Only when the unauthorized homes are legalized and life is normalized for Jewish residents of Judea and Samaria, “will we believe that the fate of the settlements is important to you,” the organization said.
The Yesha Council, which just two weeks ago railed against Netanyahu at a rally in front of his office in Jerusalem, publicly closed ranks behind him.
Jordan Valley Regional Council head David Elhayani spoke at the meeting in support of Netanyahu.
“During the elections we have to say the truth. The settlements are flourishing and that is because of you,” Elhayani said.
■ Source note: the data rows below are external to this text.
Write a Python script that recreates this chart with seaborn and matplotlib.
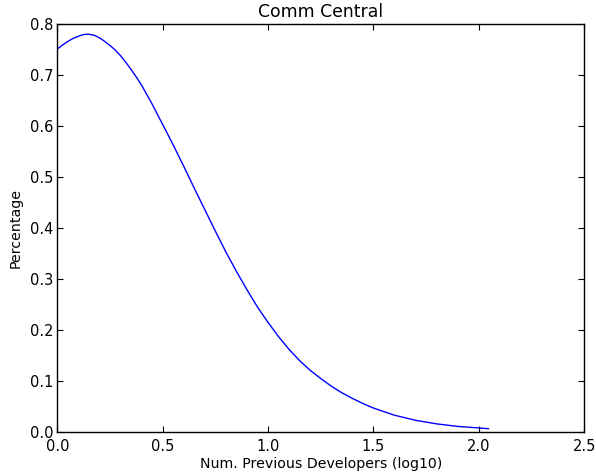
import matplotlib
matplotlib.use("Agg")
import matplotlib.pyplot as plt
import seaborn as sns
import pandas as pd

title = "Comm Central"
x_label = "Num. Previous Developers (log10)"
y_label = "Percentage"

x_vals = [0.00, 0.025, 0.05, 0.075, 0.10, 0.12, 0.136, 0.15, 0.175, 0.20, 0.225,
          0.25, 0.275, 0.30, 0.325, 0.35, 0.375, 0.40, 0.45,
          0.50, 0.55, 0.60, 0.65, 0.70, 0.75, 0.80, 0.85, 0.90, 0.95, 1.00,
          1.05, 1.10, 1.15, 1.20, 1.25, 1.30, 1.35, 1.40, 1.45, 1.50, 1.55,
          1.60, 1.70, 1.80, 1.90, 2.00, 2.047]
y_vals = [0.751, 0.759, 0.766, 0.772, 0.776, 0.779, 0.780, 0.780, 0.778, 0.773, 0.766,
          0.758, 0.749, 0.738, 0.725, 0.711, 0.696, 0.680, 0.643,
          0.603, 0.563, 0.521, 0.478, 0.436, 0.394, 0.353, 0.315, 0.279, 0.245, 0.215,
          0.187, 0.162, 0.140, 0.121, 0.105, 0.090, 0.077, 0.066, 0.056, 0.047, 0.040,
          0.033, 0.023, 0.016, 0.011, 0.008, 0.0065]

x_ticks = [0.0, 0.5, 1.0, 1.5, 2.0, 2.5]
y_ticks = [0.0, 0.1, 0.2, 0.3, 0.4, 0.5, 0.6, 0.7, 0.8]

sns.set_style("ticks")
plt.rcParams["font.family"] = ["DejaVu Sans"]
plt.rcParams["text.color"] = "black"
plt.rcParams["axes.labelcolor"] = "black"

df = pd.DataFrame({"x": x_vals, "y": y_vals})

fig = plt.figure(figsize=(5.96, 4.72), dpi=100)
ax = fig.add_axes([0.0962, 0.0847, 0.8838, 0.8643])
sns.lineplot(data=df, x="x", y="y", ax=ax, color="#0000ff", linewidth=1.0)

ax.set_xlim(0, 2.5)
ax.set_ylim(0, 0.8)
ax.set_xticks(x_ticks)
ax.set_xticklabels([f"{v:.1f}" for v in x_ticks])
ax.set_yticks(y_ticks)
ax.set_yticklabels([f"{v:.1f}" for v in y_ticks])
ax.tick_params(direction="in", length=4, width=0.8, top=True, right=True,
               labelsize=10.5, colors="black")
ax.tick_params(axis="x", pad=5)
ax.tick_params(axis="y", pad=3)
for s in ax.spines.values():
    s.set_visible(True)
    s.set_color("black")
    s.set_linewidth(1.0)
ax.set_xlabel(x_label, fontsize=10.2, labelpad=2, color="black")
ax.set_ylabel(y_label, fontsize=10.2, labelpad=5, color="black")
ax.set_title(title, fontsize=12.4, pad=5, color="black")
ax.grid(False)

fig.savefig("out.png", dpi=100)
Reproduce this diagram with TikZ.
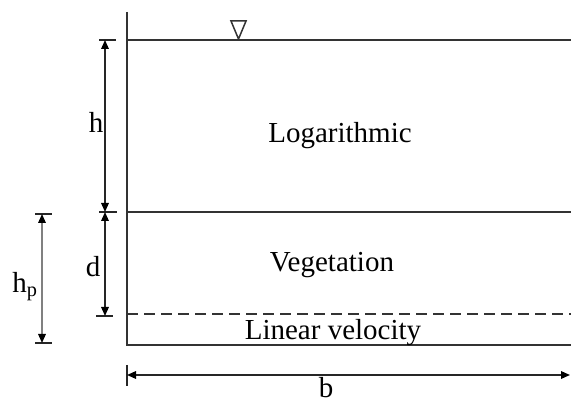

He said that he was ashamed of those who chose not to come to the meeting. “There is open communication between you and the settler leaders,” he said adding that there was no reason, therefore, to threaten the Prime Minister.
Settler leaders have the type of access to Netanyahu that other local politicians only dream about, precisely because he prioritizes Judea and Samaria, Elhayani said.
After the meeting, the Yesha Council thanked Netanyahu for his efforts to promote and develop the settlements. They spoke with him with regard to their “most urgent needs” including security.
Yesha Council deputy head Yigal Dilmoni said, “It was a very good meeting, even though we did not get everything we asked for.”